Since EGIF does not use shading, a positive area is defined by an even number of negations, and a negative area by an odd number of negations. The conditions for first-order logic with equality include all the above conditions with further constraints and operations on the labels for lines of identity. Before stating those conditions, some definitions are necessary: the scope of a defining label; the EGIF equivalents for Peirce’s verbs prolong, join, and cut; and the verb simplify when applied to coreference nodes.
• If a defining node d occurs in an area a, the scope of d and its defining label is the area a and any area directly or indirectly enclosed by any negation in a. Any bound label in the scope of d that has the same identifier as d is said to be bound to d and to the defining label of d. In EGIF, the node d must precede (occur to the left of) all nodes that directly or indirectly contain labels bound to d.
• To prolong a line of identity with a defining node d into any area a in the scope of d is to insert a coreference node in a that has a single bound label that is bound to d.

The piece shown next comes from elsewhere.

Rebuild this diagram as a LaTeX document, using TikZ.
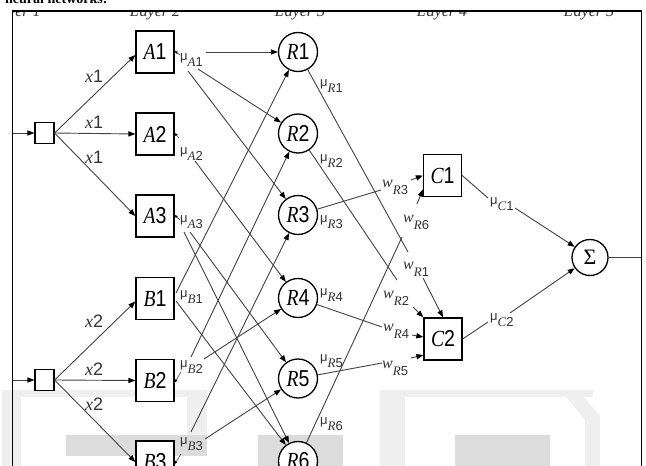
\documentclass[tikz,border=0pt]{standalone}
\usepackage{graphicx}
\usepackage{fontspec}
\setmainfont{Liberation Serif}
\newfontfamily\sansf{Liberation Sans}
\usetikzlibrary{arrows.meta}
\definecolor{linegray}{HTML}{424242}
\definecolor{labgray}{HTML}{333333}
\definecolor{wmlight}{HTML}{EFEFEF}
\definecolor{wmdark}{HTML}{DCDCDC}
% node caption: italic letter followed by a sans digit
\newcommand\nl[2]{\scalebox{0.85}[1]{\itshape #1\upshape\sansf #2}}
% membership grade label, mu with a lowered index
\newcommand\mulab[2]{{\sansf μ}\raisebox{-6.5pt}{\itshape #1\upshape\sansf #2}}
% rule weight label
\newcommand\wlab[2]{{\itshape w}\raisebox{-7pt}{\fontsize{13}{13}\selectfont\itshape #1\upshape\sansf #2}}
% input label
\newcommand\xlab[1]{{\itshape x}{\sansf #1}}
\begin{document}
\begin{tikzpicture}[x=1pt,y=-1pt,
  conn/.style={draw=linegray, line width=0.9pt},
  arr/.style={conn, -{Triangle[length=7pt,width=5.2pt,color=black]}},
  tinyarr/.style={conn, line width=0.6pt, -{Triangle[length=3pt,width=2.6pt,color=black]}},
  insq/.style={draw=black, line width=1.2pt, fill=white, minimum width=19pt, minimum height=21pt, inner sep=0pt},
  box/.style={draw=black, line width=1.3pt, fill=white, minimum width=38pt, minimum height=42pt, inner sep=0pt, font=\fontsize{23}{23}\selectfont},
  rulenode/.style={circle, draw=black, line width=1.3pt, fill=white, minimum size=39pt, inner sep=0pt, font=\fontsize{23}{23}\selectfont},
  sumnode/.style={circle, draw=black, line width=1.3pt, fill=white, minimum size=36pt, inner sep=0pt, font=\fontsize{22}{22}\selectfont},
  mul/.style={inner sep=0pt, anchor=base west, text=labgray, font=\fontsize{13}{13}\selectfont},
  wl/.style={inner sep=0pt, anchor=base west, text=labgray, font=\fontsize{16}{16}\selectfont},
  xl/.style={inner sep=0pt, anchor=base west, text=labgray, font=\fontsize{18}{18}\selectfont},
  layerlab/.style={inner sep=0pt, anchor=base, text=labgray, font=\fontsize{16}{16}\selectfont\itshape},
]
\clip (0,0) rectangle (646,466);
\fill[white] (0,0) rectangle (646,466);

% faint background lettering at the foot
\fill[wmlight] (2,390) rectangle (21,466);
\fill[wmlight] (2,390) rectangle (207,397);
\fill[wmlight] (187,390) rectangle (207,436);
\fill[wmdark] (66,435) rectangle (207,456);
\fill[wmdark] (258,435) rectangle (343,466);
\fill[wmlight] (380,390) rectangle (405,466);
\fill[wmlight] (405,390) rectangle (593,397);
\fill[wmdark] (455,435) rectangle (550,466);
\fill[wmlight] (563,393) -- (580,393) -- (600,416) -- (600,466) -- (585,466) -- (585,420) -- cycle;

% heading line above the frame, mostly cut away
\node[anchor=base west, inner sep=0pt, font=\bfseries\fontsize{14}{14}\selectfont] at (5,3.5) {neural networks:};

% layer 1: inputs
\node[insq] (i1) at (44.5,133) {};
\node[insq] (i2) at (44.5,380) {};
% layer 2: membership functions
\node[box] (A1) at (155,52) {\nl{A}{1}};
\node[box] (A2) at (155,134) {\nl{A}{2}};
\node[box] (A3) at (155,216) {\nl{A}{3}};
\node[box] (B1) at (155,298.5) {\nl{B}{1}};
\node[box] (B2) at (155,380.5) {\nl{B}{2}};
\node[box] (B3) at (155,462) {\nl{B}{3}};
% layer 3: rules
\node[rulenode] (R1) at (298,52) {\nl{R}{1}};
\node[rulenode] (R2) at (298,133.5) {\nl{R}{2}};
\node[rulenode] (R3) at (298,215) {\nl{R}{3}};
\node[rulenode] (R4) at (298,298) {\nl{R}{4}};
\node[rulenode] (R5) at (298,378.5) {\nl{R}{5}};
\node[rulenode] (R6) at (298,461) {\nl{R}{6}};
% layer 4: consequents
\node[box] (C1) at (442.5,175.5) {\nl{C}{1}};
\node[box] (C2) at (443,339) {\nl{C}{2}};
% layer 5: summation
\node[sumnode] (S) at (590,257.5) {Σ};

% input leads
\coordinate (in1) at (13,133);
\coordinate (in2) at (13,380);
\coordinate (out) at (641.5,257.5);
\draw[arr] (in1) -- (i1);
\draw[arr] (in2) -- (i2);
\draw[arr] (i1.east) -- ([yshift=-3pt]A1.west);
\draw[arr] (i1.east) -- (A2.west);
\draw[arr] (i1.east) -- (A3.west);
\draw[arr] (i2.east) -- ([yshift=-3pt]B1.west);
\draw[arr] (i2.east) -- (B2.west);
\draw[arr] (i2.east) -- (B3.west);

% membership grades into the rules
\coordinate (a1r1) at (206,52);
\coordinate (a1r2) at (198,69);
\coordinate (a1r3) at (188,71);
\coordinate (a2r4) at (195,161);
\coordinate (a3r5) at (190,232);
\coordinate (a3r6) at (184,232);
\coordinate (b1r1) at (176,293);
\coordinate (b1r6) at (176,301);
\coordinate (b2r2) at (191,357);
\coordinate (b2r4) at (204,359);
\coordinate (b3r3) at (191,432);
\coordinate (b3r5) at (205,439);
\draw[arr] (a1r1) -- (R1);
\draw[arr] (a1r2) -- (R2);
\draw[arr] (a1r3) -- (R3);
\draw[arr] (a2r4) -- (R4);
\draw[arr] (a3r5) -- (R5);
\draw[arr] (a3r6) -- (R6);
\draw[arr] (b1r1) -- (R1);
\draw[arr] (b1r6) -- (R6);
\draw[arr] (b2r2) -- (R2);
\draw[arr] (b2r4) -- (R4);
\draw[arr] (b3r3) -- (R3);
\draw[arr] (b3r5) -- (R5);

% small ticks back into the membership boxes
\coordinate (ta1) at (180,55); \draw[tinyarr] (ta1) -- ([yshift=1pt]A1.east);
\coordinate (ta2) at (179,138); \draw[tinyarr] (ta2) -- ([yshift=1pt]A2.east);
\coordinate (ta3) at (180,220); \draw[tinyarr] (ta3) -- ([yshift=1pt]A3.east);
\coordinate (tb2) at (181,372); \draw[tinyarr] (tb2) -- ([yshift=-2pt]B2.east);
\coordinate (tb3) at (181,454); \draw[tinyarr] (tb3) -- ([yshift=-2pt]B3.east);

% rule strengths towards the consequents
\coordinate (r1e) at (408,252);
\coordinate (r2e) at (397,280);
\coordinate (r3e) at (381,190);
\coordinate (r4e) at (382,327);
\coordinate (r5e) at (382,363);
\coordinate (r6e) at (402,237);
\draw[conn] (R1) -- (r1e);
\draw[conn] (R2) -- (r2e);
\draw[conn] (R3) -- (r3e);
\draw[conn] (R4) -- (r4e);
\draw[conn] (R5) -- (r5e);
\draw[conn] (R6) -- (r6e);
\coordinate (w1s) at (423,278);
\coordinate (w2s) at (413,307);
\coordinate (w3s) at (411,180);
\coordinate (w4s) at (412,335);
\coordinate (w5s) at (411,358);
\coordinate (w6s) at (417,204);
\draw[arr] (w1s) -- (C2.north);
\draw[arr] (w2s) -- (C2.north west);
\draw[arr] (w4s) -- ([yshift=2pt]C2.west);
\draw[arr] (w5s) -- ([yshift=-16pt]C2.west);
\draw[arr] (w3s) -- (C1.west);
\draw[arr] (w6s) -- ([yshift=-14pt]C1.west);

% consequents into the sum
\coordinate (c1a) at (488,198);
\coordinate (c1b) at (515,208);
\coordinate (c2a) at (488,322);
\coordinate (c2b) at (510,313);
\draw[conn] (C1.east) -- (c1a);
\draw[arr] (c1b) -- (S.145);
\draw[conn] (C2.east) -- (c2a);
\draw[arr] (c2b) -- (S.215);
\draw[conn, line width=1.1pt] (S) -- (out);

% input labels
\node[xl] at (85,82) {\xlab{1}};
\node[xl] at (85,128) {\xlab{1}};
\node[xl] at (85,163) {\xlab{1}};
\node[xl] at (85,327) {\xlab{2}};
\node[xl] at (85,375) {\xlab{2}};
\node[xl] at (85,410) {\xlab{2}};

% membership grade labels
\node[mul] at (180,60) {\mulab{A}{1}};
\node[mul] at (180,154) {\mulab{A}{2}};
\node[mul] at (180,222) {\mulab{A}{3}};
\node[mul] at (180,297) {\mulab{B}{1}};
\node[mul] at (180,367) {\mulab{B}{2}};
\node[mul] at (180,444) {\mulab{B}{3}};
\node[mul] at (320,86) {\mulab{R}{1}};
\node[mul] at (320,161) {\mulab{R}{2}};
\node[mul] at (320,222) {\mulab{R}{3}};
\node[mul] at (320,295) {\mulab{R}{4}};
\node[mul] at (320,361) {\mulab{R}{5}};
\node[mul] at (320,424) {\mulab{R}{6}};
\node[mul] at (490,204) {\mulab{C}{1}};
\node[mul] at (490,320) {\mulab{C}{2}};

% weight labels
\node[wl] at (382,187) {\wlab{R}{3}};
\node[wl] at (403,222) {\wlab{R}{6}};
\node[wl] at (403,269) {\wlab{R}{1}};
\node[wl] at (383,298) {\wlab{R}{2}};
\node[wl] at (383,331) {\wlab{R}{4}};
\node[wl] at (382,368) {\wlab{R}{5}};

% layer captions, cut by the frame
\begin{scope}
\clip (13.5,12) rectangle (640.5,40);
\node[layerlab] at (15.5,16.7) {L\kern1pt ayer 1};
\node[layerlab] at (155,16.7) {L\kern1pt ayer 2};
\node[layerlab] at (300,16.7) {L\kern1pt ayer 3};
\node[layerlab] at (442,16.7) {L\kern1pt ayer 4};
\node[layerlab] at (589,16.7) {L\kern1pt ayer 5};
\end{scope}

% frame
\draw[black, line width=1.8pt] (12.5,466) -- (12.5,11) -- (641.5,11) -- (641.5,466);
\end{tikzpicture}
\end{document}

• To join two lines of identity with defining nodes d and e in any area a that is in the scope of both d and e is to insert a coreference node in a that contains bound labels for d and e and no others.
• To cut a line of identity with defining node d in an area a in the scope of d is to insert a defining node e whose label is distinct from all other labels whose scope includes a and to replace some or all of the labels bound to d that are in the scope of e with labels bound to e.